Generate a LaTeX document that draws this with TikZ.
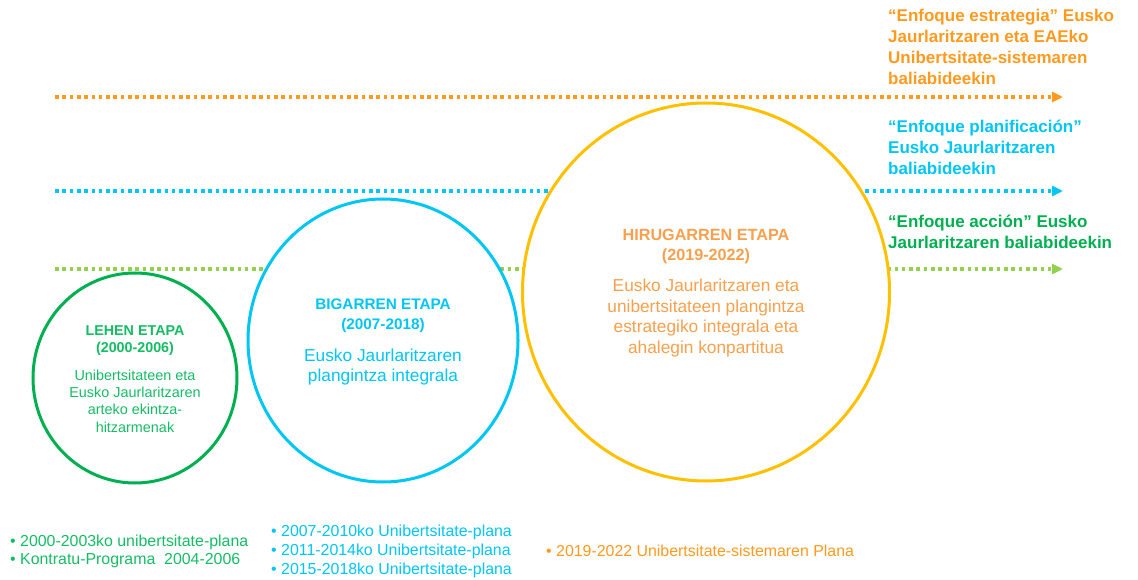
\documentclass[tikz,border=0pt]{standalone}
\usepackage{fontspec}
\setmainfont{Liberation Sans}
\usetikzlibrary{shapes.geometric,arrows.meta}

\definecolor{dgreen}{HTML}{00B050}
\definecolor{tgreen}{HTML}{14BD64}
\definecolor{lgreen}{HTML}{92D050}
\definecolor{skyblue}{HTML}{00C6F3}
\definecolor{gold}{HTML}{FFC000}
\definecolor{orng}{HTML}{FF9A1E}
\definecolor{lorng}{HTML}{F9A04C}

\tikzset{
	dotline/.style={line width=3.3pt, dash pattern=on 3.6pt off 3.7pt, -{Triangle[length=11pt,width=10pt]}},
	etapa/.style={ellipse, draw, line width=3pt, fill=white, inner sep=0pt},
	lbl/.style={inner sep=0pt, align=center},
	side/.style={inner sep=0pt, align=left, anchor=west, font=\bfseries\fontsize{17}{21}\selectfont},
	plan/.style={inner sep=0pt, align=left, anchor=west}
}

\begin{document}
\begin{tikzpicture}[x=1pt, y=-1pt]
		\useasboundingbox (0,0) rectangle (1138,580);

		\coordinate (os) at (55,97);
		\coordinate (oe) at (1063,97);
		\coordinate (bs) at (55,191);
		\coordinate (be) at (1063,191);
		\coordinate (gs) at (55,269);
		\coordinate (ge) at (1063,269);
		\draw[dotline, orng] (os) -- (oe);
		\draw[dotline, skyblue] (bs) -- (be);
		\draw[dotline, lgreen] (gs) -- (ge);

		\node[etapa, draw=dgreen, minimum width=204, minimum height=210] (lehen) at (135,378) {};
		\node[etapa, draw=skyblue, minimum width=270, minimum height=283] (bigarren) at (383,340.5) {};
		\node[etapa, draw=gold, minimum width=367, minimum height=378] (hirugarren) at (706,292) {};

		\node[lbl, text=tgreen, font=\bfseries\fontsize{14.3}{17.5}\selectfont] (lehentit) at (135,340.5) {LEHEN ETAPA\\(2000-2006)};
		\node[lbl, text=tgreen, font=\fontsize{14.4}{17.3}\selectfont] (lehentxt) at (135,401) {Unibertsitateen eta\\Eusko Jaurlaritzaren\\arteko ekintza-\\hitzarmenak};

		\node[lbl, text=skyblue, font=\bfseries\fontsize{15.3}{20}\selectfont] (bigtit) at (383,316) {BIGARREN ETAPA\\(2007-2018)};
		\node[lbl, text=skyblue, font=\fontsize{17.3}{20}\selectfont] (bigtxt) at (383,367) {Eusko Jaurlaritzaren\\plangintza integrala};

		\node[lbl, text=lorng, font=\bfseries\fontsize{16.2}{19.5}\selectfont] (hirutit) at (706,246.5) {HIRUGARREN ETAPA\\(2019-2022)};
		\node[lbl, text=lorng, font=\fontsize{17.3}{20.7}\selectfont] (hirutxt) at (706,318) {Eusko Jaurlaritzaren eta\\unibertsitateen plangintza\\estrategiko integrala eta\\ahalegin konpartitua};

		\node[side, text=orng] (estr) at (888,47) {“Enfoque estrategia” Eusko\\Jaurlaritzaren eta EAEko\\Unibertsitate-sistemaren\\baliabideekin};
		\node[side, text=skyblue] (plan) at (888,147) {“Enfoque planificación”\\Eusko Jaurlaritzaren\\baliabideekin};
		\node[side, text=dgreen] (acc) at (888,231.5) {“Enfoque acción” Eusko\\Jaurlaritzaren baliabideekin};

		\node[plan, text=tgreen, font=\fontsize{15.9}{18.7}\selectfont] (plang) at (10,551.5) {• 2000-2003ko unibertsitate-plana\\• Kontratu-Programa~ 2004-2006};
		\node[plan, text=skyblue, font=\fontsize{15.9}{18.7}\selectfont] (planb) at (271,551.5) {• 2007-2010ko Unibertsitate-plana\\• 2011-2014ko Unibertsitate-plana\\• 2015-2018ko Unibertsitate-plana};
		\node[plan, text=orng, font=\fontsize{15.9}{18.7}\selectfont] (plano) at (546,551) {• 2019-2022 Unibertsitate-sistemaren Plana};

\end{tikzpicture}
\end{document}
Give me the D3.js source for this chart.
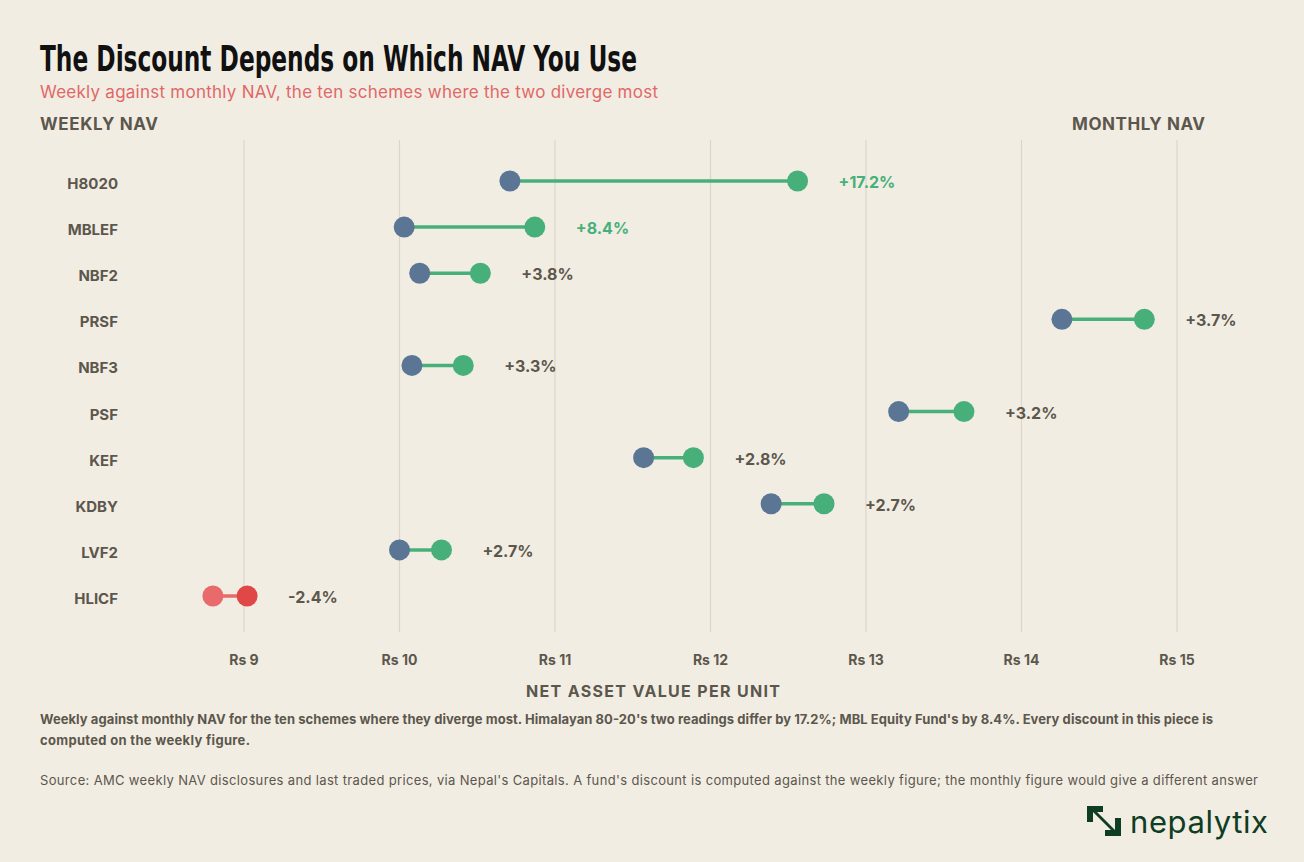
━━━━━━━━━━
Keep the pictures out of your copy, and repeat every entry above exactly.

Generate a LaTeX document that draws this with TikZ.
\documentclass[tikz,border=0pt]{standalone}
\usepackage{fontspec}
\setmainfont{Liberation Sans}
\usetikzlibrary{shapes.geometric,arrows.meta}

\definecolor{dgreen}{HTML}{00B050}
\definecolor{tgreen}{HTML}{14BD64}
\definecolor{lgreen}{HTML}{92D050}
\definecolor{skyblue}{HTML}{00C6F3}
\definecolor{gold}{HTML}{FFC000}
\definecolor{orng}{HTML}{FF9A1E}
\definecolor{lorng}{HTML}{F9A04C}

\tikzset{
	dotline/.style={line width=3.3pt, dash pattern=on 3.6pt off 3.7pt, -{Triangle[length=11pt,width=10pt]}},
	etapa/.style={ellipse, draw, line width=3pt, fill=white, inner sep=0pt},
	lbl/.style={inner sep=0pt, align=center},
	side/.style={inner sep=0pt, align=left, anchor=west, font=\bfseries\fontsize{17}{21}\selectfont},
	plan/.style={inner sep=0pt, align=left, anchor=west}
}

\begin{document}
\begin{tikzpicture}[x=1pt, y=-1pt]
		\useasboundingbox (0,0) rectangle (1138,580);

		\coordinate (os) at (55,97);
		\coordinate (oe) at (1063,97);
		\coordinate (bs) at (55,191);
		\coordinate (be) at (1063,191);
		\coordinate (gs) at (55,269);
		\coordinate (ge) at (1063,269);
		\draw[dotline, orng] (os) -- (oe);
		\draw[dotline, skyblue] (bs) -- (be);
		\draw[dotline, lgreen] (gs) -- (ge);

		\node[etapa, draw=dgreen, minimum width=204, minimum height=210] (lehen) at (135,378) {};
		\node[etapa, draw=skyblue, minimum width=270, minimum height=283] (bigarren) at (383,340.5) {};
		\node[etapa, draw=gold, minimum width=367, minimum height=378] (hirugarren) at (706,292) {};

		\node[lbl, text=tgreen, font=\bfseries\fontsize{14.3}{17.5}\selectfont] (lehentit) at (135,340.5) {LEHEN ETAPA\\(2000-2006)};
		\node[lbl, text=tgreen, font=\fontsize{14.4}{17.3}\selectfont] (lehentxt) at (135,401) {Unibertsitateen eta\\Eusko Jaurlaritzaren\\arteko ekintza-\\hitzarmenak};

		\node[lbl, text=skyblue, font=\bfseries\fontsize{15.3}{20}\selectfont] (bigtit) at (383,316) {BIGARREN ETAPA\\(2007-2018)};
		\node[lbl, text=skyblue, font=\fontsize{17.3}{20}\selectfont] (bigtxt) at (383,367) {Eusko Jaurlaritzaren\\plangintza integrala};

		\node[lbl, text=lorng, font=\bfseries\fontsize{16.2}{19.5}\selectfont] (hirutit) at (706,246.5) {HIRUGARREN ETAPA\\(2019-2022)};
		\node[lbl, text=lorng, font=\fontsize{17.3}{20.7}\selectfont] (hirutxt) at (706,318) {Eusko Jaurlaritzaren eta\\unibertsitateen plangintza\\estrategiko integrala eta\\ahalegin konpartitua};

		\node[side, text=orng] (estr) at (888,47) {“Enfoque estrategia” Eusko\\Jaurlaritzaren eta EAEko\\Unibertsitate-sistemaren\\baliabideekin};
		\node[side, text=skyblue] (plan) at (888,147) {“Enfoque planificación”\\Eusko Jaurlaritzaren\\baliabideekin};
		\node[side, text=dgreen] (acc) at (888,231.5) {“Enfoque acción” Eusko\\Jaurlaritzaren baliabideekin};

		\node[plan, text=tgreen, font=\fontsize{15.9}{18.7}\selectfont] (plang) at (10,551.5) {• 2000-2003ko unibertsitate-plana\\• Kontratu-Programa~ 2004-2006};
		\node[plan, text=skyblue, font=\fontsize{15.9}{18.7}\selectfont] (planb) at (271,551.5) {• 2007-2010ko Unibertsitate-plana\\• 2011-2014ko Unibertsitate-plana\\• 2015-2018ko Unibertsitate-plana};
		\node[plan, text=orng, font=\fontsize{15.9}{18.7}\selectfont] (plano) at (546,551) {• 2019-2022 Unibertsitate-sistemaren Plana};

\end{tikzpicture}
\end{document}
Give me the D3.js source for this chart.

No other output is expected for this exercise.